Hutchison didn’t stop at handshakes and the grooming progressed into something much more sinister. After a while of constant texting and inappropriate comments, the coach soon began touching and kissing the teen. The 34-year-old told the teen that he wanted to spend the rest of his life with her and the relationship became increasingly sexual.
Instead of enjoying her high school experience and her budding swimming career, the teenager’s accomplishments were overshadowed by the sexual relationship she was having with the coach. The expert manipulator even went as far as to convince the teen to attend a college close to him so that she could be closer.
In 2011, USA Swimming began an investigation into the sketchy coach-swimmer relationship after an article about the pair was published in the Washington Post. Kukors states that the investigators only asked her a total of 19 questions. “I was scared. I lied. I had never felt more alone in all my life.” Kukors said.
USA Swimming soon closed the investigation and called the rumors about Hutchison “malicious lies.” “Well, that shut me up real quick. But I think they knew. I think everyone knew. No one flew out to meet me. No one seemed to care what happened to me in all this,” the swimmer said.
Kukors quit swimming following the 2012 Olympics and continued an abusive relationship with the coach.
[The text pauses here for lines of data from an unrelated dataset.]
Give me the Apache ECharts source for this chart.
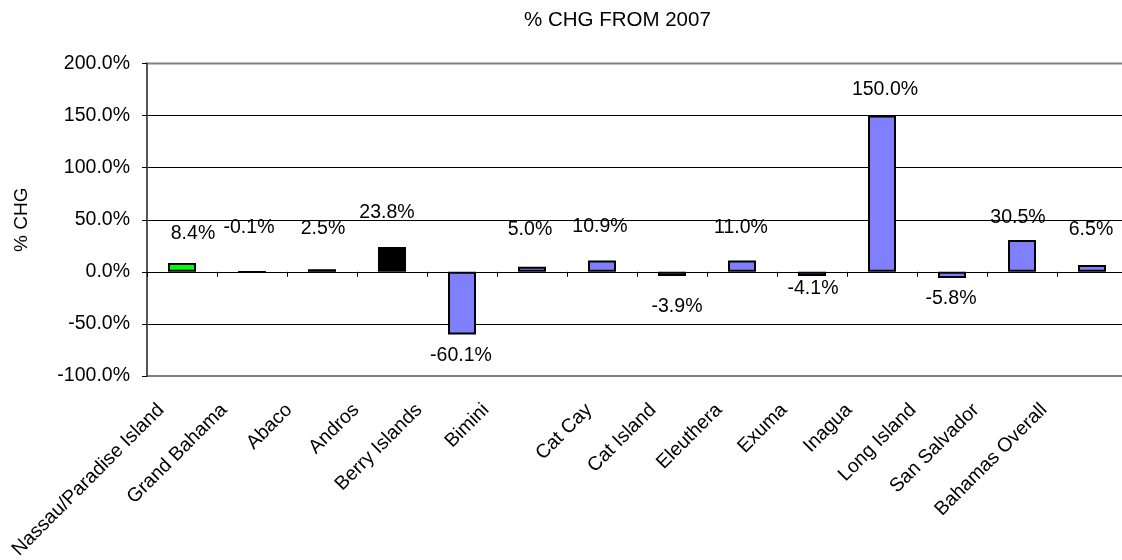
<!DOCTYPE html>
<html>
<head>
<meta charset="utf-8">
<script src="https://cdn.jsdelivr.net/npm/echarts@6/dist/echarts.min.js"></script>
<style>
  html, body { margin: 0; padding: 0; background: #fff; }
  #chart { width: 1122px; height: 560px; }
</style>
</head>
<body>
<div id="chart"></div>
<script>
// Percentage change in arrivals from 2007, by island
const categories = [
  'Nassau/Paradise Island', 'Grand Bahama', 'Abaco', 'Andros', 'Berry Islands',
  'Bimini', 'Cat Cay', 'Cat Island', 'Eleuthera', 'Exuma', 'Inagua',
  'Long Island', 'San Salvador', 'Bahamas Overall'
];
const changePct = [8.4, -0.1, 2.5, 23.8, -60.1, 5.0, 10.9, -3.9, 11.0, -4.1, 150.0, -5.8, 30.5, 6.5];

// value axis range and step
const yMin = -100;
const yMax = 200;
const yStep = 50;

// ---- styling (kept apart from the values) ----
const FONT = "'Liberation Sans', Arial, sans-serif";
const LABEL_SIZE = 19.5;
const barFills = [
  '#00ff00', '#000000', '#000000', '#000000', '#8080ff', '#8080ff', '#8080ff',
  '#8080ff', '#8080ff', '#8080ff', '#8080ff', '#8080ff', '#8080ff', '#8080ff'
];
// value labels: placed below the bar or above it, then nudged [dx, dy]
const labelBelow = [false, false, false, false, true, false, false, true, false, true, false, true, false, false];
const labelNudge = [
  [11, -19], [-3, -33], [1, -31], [-5, -24], [-1, 11], [-2, -27], [-2, -24],
  [5, 21], [-1, -23], [1, 3], [3, -16], [-1, 11], [-4, -12], [-1, -25]
];
// horizontal shift of each rotated category label
const tickLabelShift = [-21, -28, -33, -36, -43, -46, -13, -19, -23, -28, -33, -39, -46, -48];

// one rich style per category label; right/bottom padding slides the
// rotated text sideways while keeping its height on the page
const tickRich = {};
tickLabelShift.forEach((k, i) => {
  const r = -k / Math.SQRT2;
  tickRich['c' + i] = {
    fontFamily: FONT,
    fontSize: LABEL_SIZE,
    color: '#000',
    padding: [0, r, 2 * r, 0]
  };
});

const barData = changePct.map((v, i) => ({
  value: v,
  itemStyle: { color: barFills[i] },
  label: {
    position: labelBelow[i] ? 'bottom' : 'top',
    offset: labelNudge[i]
  }
}));

const chart = echarts.init(document.getElementById('chart'), null, { renderer: 'canvas' });
chart.setOption({
  animation: false,
  backgroundColor: '#ffffff',
  textStyle: { fontFamily: FONT },
  title: {
    text: '% CHG FROM 2007',
    left: 519,
    top: 5,
    textStyle: { fontFamily: FONT, fontSize: 20.5, fontWeight: 'normal', color: '#000' }
  },
  grid: {
    left: 147,
    top: 63.5,
    width: 980,
    height: 312.5,
    outerBoundsMode: 'none',
    containLabel: false,
    show: true,
    borderColor: '#808080',
    borderWidth: 2,
    backgroundColor: 'transparent'
  },
  xAxis: [
    {
      type: 'category',
      data: categories,
      position: 'bottom',
      axisLine: { show: false, onZero: false },
      axisTick: { show: false },
      splitLine: { show: false },
      axisLabel: {
        interval: 0,
        rotate: 45,
        margin: 31,
        hideOverlap: false,
        fontFamily: FONT,
        fontSize: LABEL_SIZE,
        color: '#000',
        formatter: (name, idx) => '{c' + idx + '|' + name + '}',
        rich: tickRich
      }
    },
    {
      type: 'category',
      data: categories,
      position: 'bottom',
      axisLine: { show: true, onZero: true, lineStyle: { color: '#000', width: 1 } },
      axisTick: { show: true, length: 5, interval: 0, lineStyle: { color: '#000', width: 1 } },
      axisLabel: { show: false },
      splitLine: { show: false }
    }
  ],
  yAxis: {
    type: 'value',
    min: yMin,
    max: yMax,
    interval: yStep,
    name: '% CHG',
    nameLocation: 'middle',
    nameRotate: 90,
    nameGap: 116,
    nameTextStyle: { fontFamily: FONT, fontSize: 19, color: '#000' },
    axisLine: { show: true, lineStyle: { color: '#555', width: 2 } },
    axisTick: { show: true, length: 5, lineStyle: { color: '#000', width: 1 } },
    axisLabel: {
      margin: 17,
      fontFamily: FONT,
      fontSize: LABEL_SIZE,
      color: '#000',
      formatter: v => v.toFixed(1) + '%'
    },
    splitLine: {
      show: true,
      lineStyle: {
        color: ['#808080', '#000', '#000', '#000', '#000', '#000', '#808080'],
        width: 1
      }
    }
  },
  series: [{
    type: 'bar',
    xAxisIndex: 0,
    data: barData,
    barWidth: 28,
    itemStyle: { borderColor: '#000', borderWidth: 2 },
    label: {
      show: true,
      distance: 0,
      fontFamily: FONT,
      fontSize: LABEL_SIZE,
      color: '#000',
      formatter: p => p.value.toFixed(1) + '%'
    }
  }]
});
</script>
</body>
</html>
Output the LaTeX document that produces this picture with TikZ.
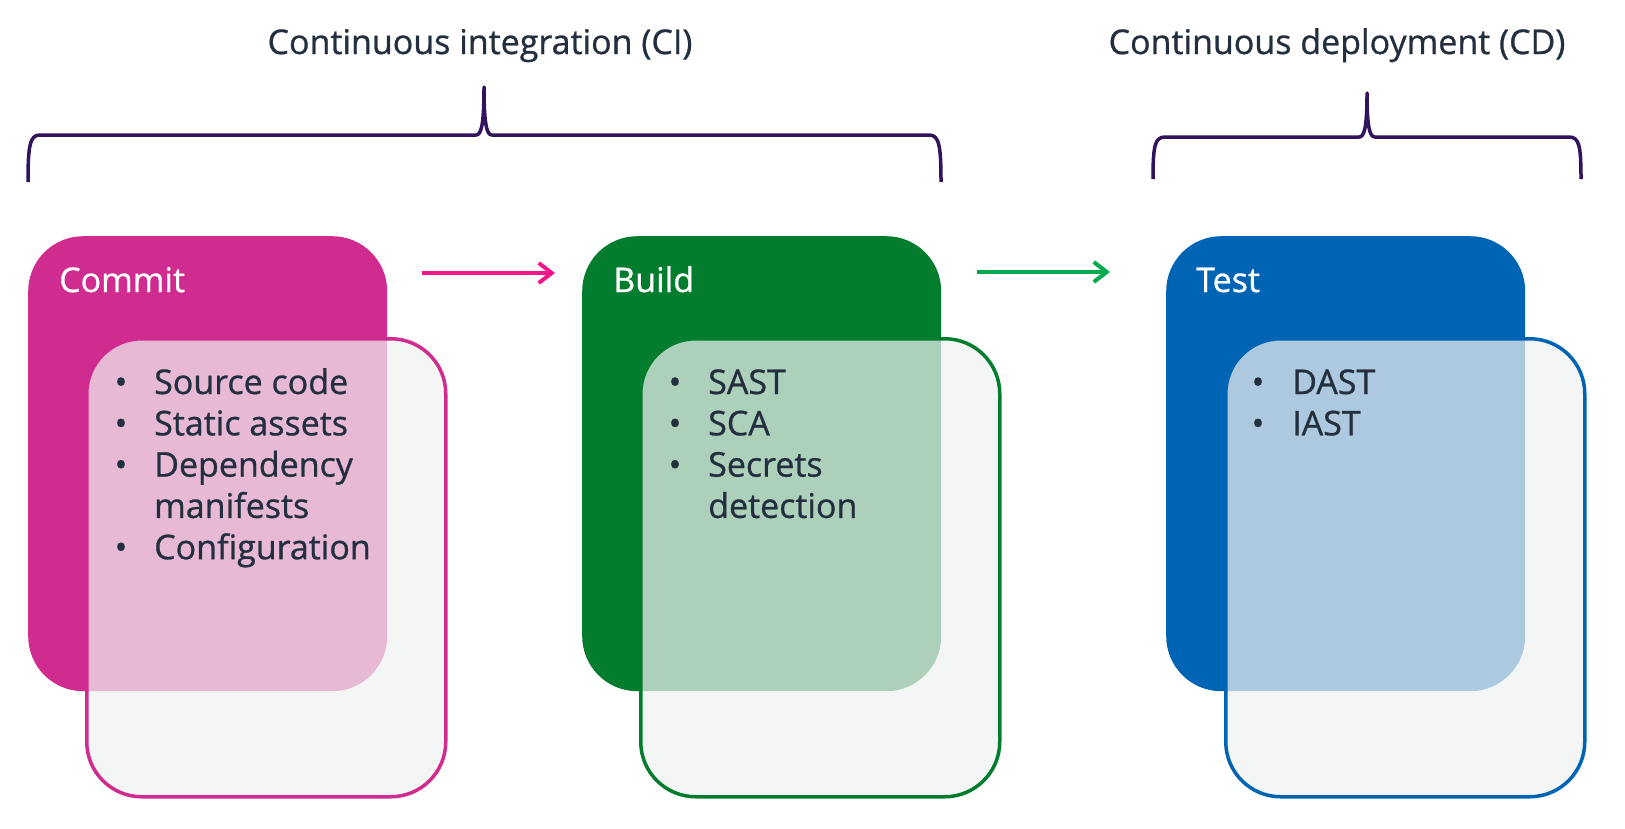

However, after years of manipulation and verbal abuse, the world champion swimmer soon found the strength to leave her abuser for good.
Sadly, Kukors is not the only swimmer to face sexual abuse at the hands of a trusted coach. Back in 2010, it was revealed that 36 swimming coaches had been banned for life by the USA Swimming Organization over the last 10 years due to sexual misconduct.
The swimming coaches molested, fondled and abused dozens of swimmers. “This had gone on for nearly 10 years, without any detection whatsoever,” Lt. Don Whitehead of the Kokomo, Indiana police department’s cyber-crime unit said to ABC News.
Coach Ken Stopkotte, however, claims that the issue had been going on his entire 27 years of being a swim coach. “It’s something that coaches talk about all the time,” Stopkotte said to ABC News.
Chuck Wielgus, the former USA Swimming executive director, was hired in the late ‘90s and since his hiring, the organization has been full of sexual abuse allegations. Unfortunately, the allegations were overshadowed by the Olympic success and many medals that Wielgus helped the sport gain.
It was clear during the early years of Wielgus being the boss that USA Swimming was a place where sexually abusing adolescent athletes was commonplace. USA Swimming’s predatory culture was well-known and accepted by coaches and top-ranked officials.
“In the more than 20 years since Wielgus took charge of USA Swimming in July 1997, at least 252 swim coaches and officials have been arrested, charged by prosecutors, or disciplined by USAS for sexual abuse or misconduct against individuals under 18,” Scott Reid said in an article for The Orange County Register.
“Those coaches and officials have a total of at least 590 alleged victims, some of them abused while attending pre-school swim classes.”
During his position as head of USA Swimming from 1997 until his death in 2017, Wielgus and other USA Swimming officials declined to pursue at least 11 sexual abuse cases against their high-profile coaches, even when faced with direct complaints.
Susan Woessner, USA Swimming’s current director of Safe Sport, was also among the many officials that chose to ignore complaints concerning sexual abuse. USA Swimming’s policy states that their executive directors have the discretion on whether or not to investigate a claim.
Wielgus was dubbed the “gatekeeper” and was said to have had “absolute control of the issue of coach-swimmer sexual abuse.” The goal of USA Swimming has clearly been to win medals and not make their swimmers’ safety a priority.
Since 2010, over 30 coaches and officials were flagged by the organization after being arrested or accused of sex crimes that stem from rape to child pornography. The majority of the predators were simply flagged and did not face any sort of disciplinary action by USA Swimming. Reid states that, of the 32 people on the flagged list, the organization only banned 6 of them.
Undoubtedly, USA Swimming has failed to protect young swimmers from their predatory coaches. There is an overwhelming amount of proof that many were aware of the sexual abuse within the USA Swimming organization and that the issue was frequently swept under the rug.
Former Olympian, Katherine Starr, founded Safe4Athletes in order to aide sports organizations in adopting policies and programs to prevent coach, volunteer and peer misconduct which include sexual, verbal, emotional and physical abuse. Sexual abuse and harassment are some of the main issues that they hope to combat so that youth sports can become a safe place for young boys and girls.
Kukors bravely wrote her letter for those little girls and boys who may experience the same ordeal that she did.
The Olympian’s ending remarks echo the sentiments of many sexual abuse victims worldwide, “Because the time for change is now. It’s time to change the way we talk about sexual abuse, the way we respond to sexual abuse, and the way the system understands and prevents sexual abuse. And with all my heart, I hope that each and every abuse victim knows their story matters, it is important, and their voice will be heard whenever and however they choose to use it.”